Here in the region, despite all the posturing and the rhetoric, Chavez’s popularity is down somewhere with President Bush’s numbers. Notwithstanding his not inconsiderable puddle of oil Mr. Chavez is discovering that inflation and price controls can undermine even a strong economy. There now are regular shortages in the state stores and private vendors’ prices are rising. Chavez’s response is to make threats to nationalize the food industry; this does not bode well for Venezuela’s food supply. 

Chavez has sent troops, er, ‘advisers’, to back up Morales in Bolivia and this is being watched very carefully by the other Latin-American governments. Already the moderates like Bachelet and Lula are pulling back and the growing closeness between Mexico and Colombia reflects a realpolitik reaction to Chavez’s increasingly destabilizing force in the region.
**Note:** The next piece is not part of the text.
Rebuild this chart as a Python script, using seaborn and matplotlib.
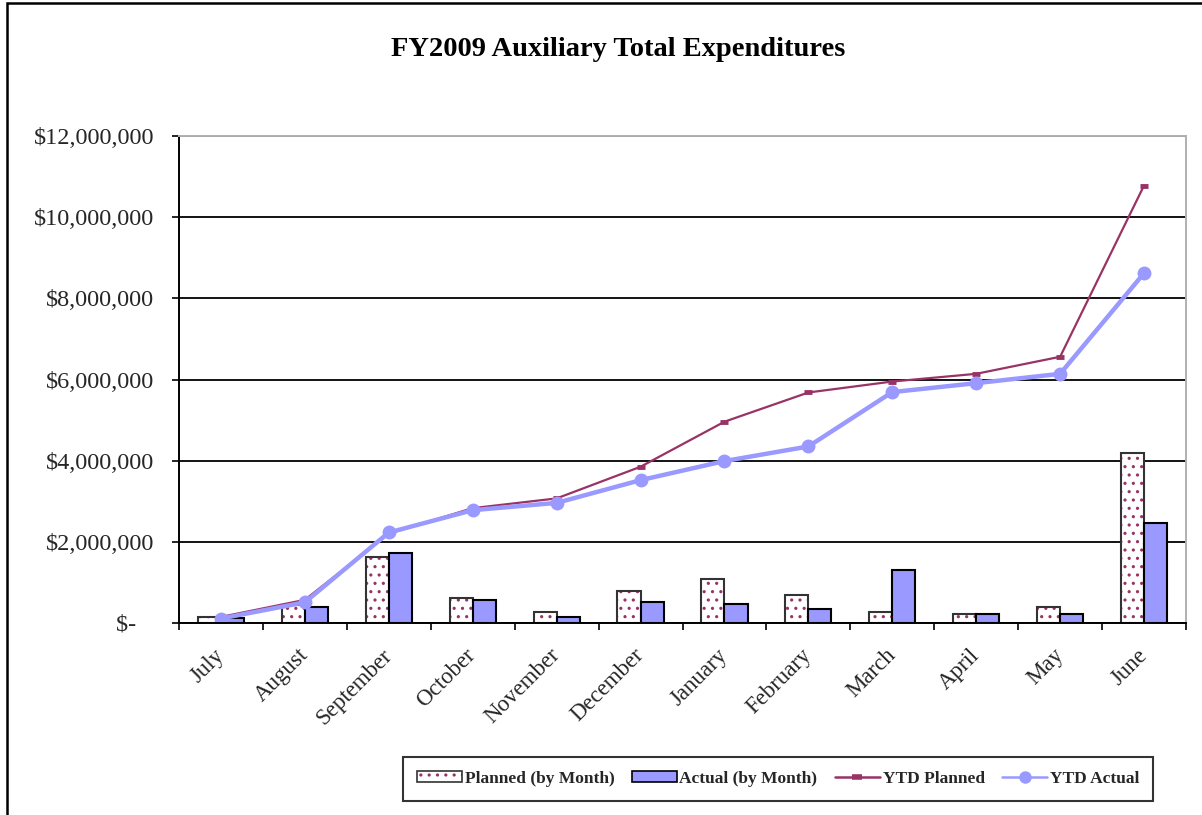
import numpy as np
import pandas as pd
import matplotlib
matplotlib.use("Agg")
import matplotlib.pyplot as plt
import matplotlib.colors as mcolors
from matplotlib.patches import Patch, Rectangle
from matplotlib.lines import Line2D
from matplotlib.ticker import FuncFormatter, MultipleLocator, FixedLocator
import seaborn as sns

# ---- data (values in dollars) ----
months = ["July", "August", "September", "October", "November", "December",
          "January", "February", "March", "April", "May", "June"]
planned_month = [150000, 450000, 1620000, 610000, 260000, 790000,
                 1090000, 700000, 260000, 210000, 390000, 4190000]
actual_month = [120000, 390000, 1720000, 570000, 160000, 520000,
                480000, 350000, 1310000, 210000, 210000, 2460000]
ytd_planned = [150000, 570000, 2200000, 2830000, 3070000, 3850000,
               4960000, 5680000, 5950000, 6140000, 6560000, 10780000]
ytd_actual = [110000, 510000, 2230000, 2780000, 2960000, 3520000,
              3990000, 4350000, 5690000, 5910000, 6140000, 8620000]
series_names = ["Planned (by Month)", "Actual (by Month)", "YTD Planned", "YTD Actual"]
title = "FY2009 Auxiliary Total Expenditures"

PLUM = "#993366"
PERI = "#9999FF"

sns.set_style("white")
plt.rcParams["font.family"] = ["Liberation Serif", "DejaVu Serif"]
plt.rcParams["hatch.linewidth"] = 1.1

fig = plt.figure(figsize=(12.02, 8.15), dpi=100)
ax = fig.add_axes([179 / 1202, 1 - 623 / 815, (1186 - 179) / 1202, (623 - 136) / 815])

df_bars = pd.DataFrame({
    "Month": months * 2,
    "Series": [series_names[0]] * 12 + [series_names[1]] * 12,
    "Value": planned_month + actual_month,
})

sns.barplot(data=df_bars, x="Month", y="Value", hue="Series", order=months,
            hue_order=series_names[:2],
            palette={series_names[0]: "white", series_names[1]: PERI},
            width=0.55, saturation=1, edgecolor="black", linewidth=1.5,
            legend=False, ax=ax)

# dotted pattern on planned bars
for p in ax.containers[0]:
    p.set_hatch("..")
    p.set_edgecolor("#333333")
    p._hatch_color = mcolors.to_rgba(PLUM)

sns.pointplot(x=months, y=ytd_planned, order=months, color=PLUM, markers="_",
              linestyles="-", linewidth=1.6, markersize=6, markeredgewidth=3.5,
              errorbar=None, ax=ax)
sns.pointplot(x=months, y=ytd_actual, order=months, color=PERI, markers="o",
              linestyles="-", linewidth=3.2, markersize=10, markeredgewidth=0,
              errorbar=None, ax=ax)

# axes styling
ax.set_xlim(-0.5, 11.5)
ax.set_ylim(0, 12000000)
ax.yaxis.set_major_locator(MultipleLocator(2000000))
ax.yaxis.set_major_formatter(FuncFormatter(lambda v, pos: "$-   " if v == 0 else f"${v:,.0f}"))
ax.set_xlabel("")
ax.set_ylabel("")
ax.set_axisbelow(True)
ax.yaxis.grid(True, color="black", linewidth=1.3)
ax.xaxis.grid(False)
gl = ax.get_ygridlines()
if len(gl):
    gl[-1].set_visible(False)

for s in ["left", "bottom"]:
    ax.spines[s].set_color("black")
    ax.spines[s].set_linewidth(1.4)
for s in ["top", "right"]:
    ax.spines[s].set_color("#B0B0B0")
    ax.spines[s].set_linewidth(1.4)

ax.tick_params(axis="y", which="major", direction="out", length=5, width=1.2,
               color="black", left=True, labelsize=17.5, pad=13)
ax.xaxis.set_minor_locator(FixedLocator(np.arange(-0.5, 12, 1)))
ax.tick_params(axis="x", which="minor", direction="out", length=5, width=1.2,
               color="black", bottom=True)
ax.tick_params(axis="x", which="major", length=0, labelsize=16.5, pad=21)
for lbl in ax.get_xticklabels():
    lbl.set_rotation(45)
    lbl.set_ha("right")
    lbl.set_va("center")
    lbl.set_rotation_mode("anchor")

# title
fig.text(0.514, 1 - 49 / 815, title, ha="center", va="center",
         fontsize=20.5, fontweight="bold", color="black")

# legend
handles = [
    Patch(facecolor="white", edgecolor="#333333", hatch="..", linewidth=1.2),
    Patch(facecolor=PERI, edgecolor="black", linewidth=1.2),
    Line2D([0], [0], color=PLUM, linewidth=1.8, marker="_", markersize=7, markeredgewidth=4),
    Line2D([0], [0], color=PERI, linewidth=1.8, marker="o", markersize=9, markeredgewidth=0),
]
leg = fig.legend(handles, series_names, loc="center", ncol=4,
                 bbox_to_anchor=(778 / 1202, 1 - 779 / 815),
                 frameon=True, fancybox=False, edgecolor="black",
                 prop={"weight": "bold", "size": 12.5},
                 handlelength=2.6, handleheight=0.6, handletextpad=0.15,
                 columnspacing=1.0, borderpad=0.8, borderaxespad=0)
leg.get_frame().set_linewidth(1.5)
leg.legend_handles[0].set_edgecolor("#333333")
leg.legend_handles[0]._hatch_color = mcolors.to_rgba(PLUM)

# outer chart border (left & top visible)
fig.add_artist(Rectangle((7 / 1202, -0.5), 2.0, 1.5 - 2.5 / 815, transform=fig.transFigure,
                         fill=False, edgecolor="black", linewidth=1.8))

fig.savefig("out.png", dpi=100)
Ortega is the junior partner in the Castro-Chavez-Correa-Morales-Ortega project. He is the only one elected with a minority of public support, little more than a third of the votes cast. He cannot produce the kind of dramatic upheaval that Morales and Correa are attempting, in Bolivia and Ecuador, respectively. He only avoids the kind of impasse he helped engineer to block the last government by the remarkable cooperation of Arnoldo Alemán.

No doubt he would dearly love for Chavez’s new international development bank to allow him to thumb his nose at the IMF but if that ever happens it is not happening now. Ortega finds himself well and truly woven into the international donor community, with his room to maneuver reduced to a bare minimum. To defy any donor group risks emulating Samson in the temple, bringing it all crashing down. 

No one is more keenly aware than the new president, of how much time and how much scheming and double-dealing were necessary to produce this second chance. Every day he has one less day remaining in his window of opportunity to build a more positive legacy for himself and his party. Every day he needs hundreds more jobs for people starting out to find one. On his good days, he also knows that the quickest way to get jobs for those people is through economic development, investment and tourism.

Anything can happen but that first, toxic, post-election flush has passed and, for now at least, the result seems to be a grumpy and occasionally ranting acceptance of the status quo.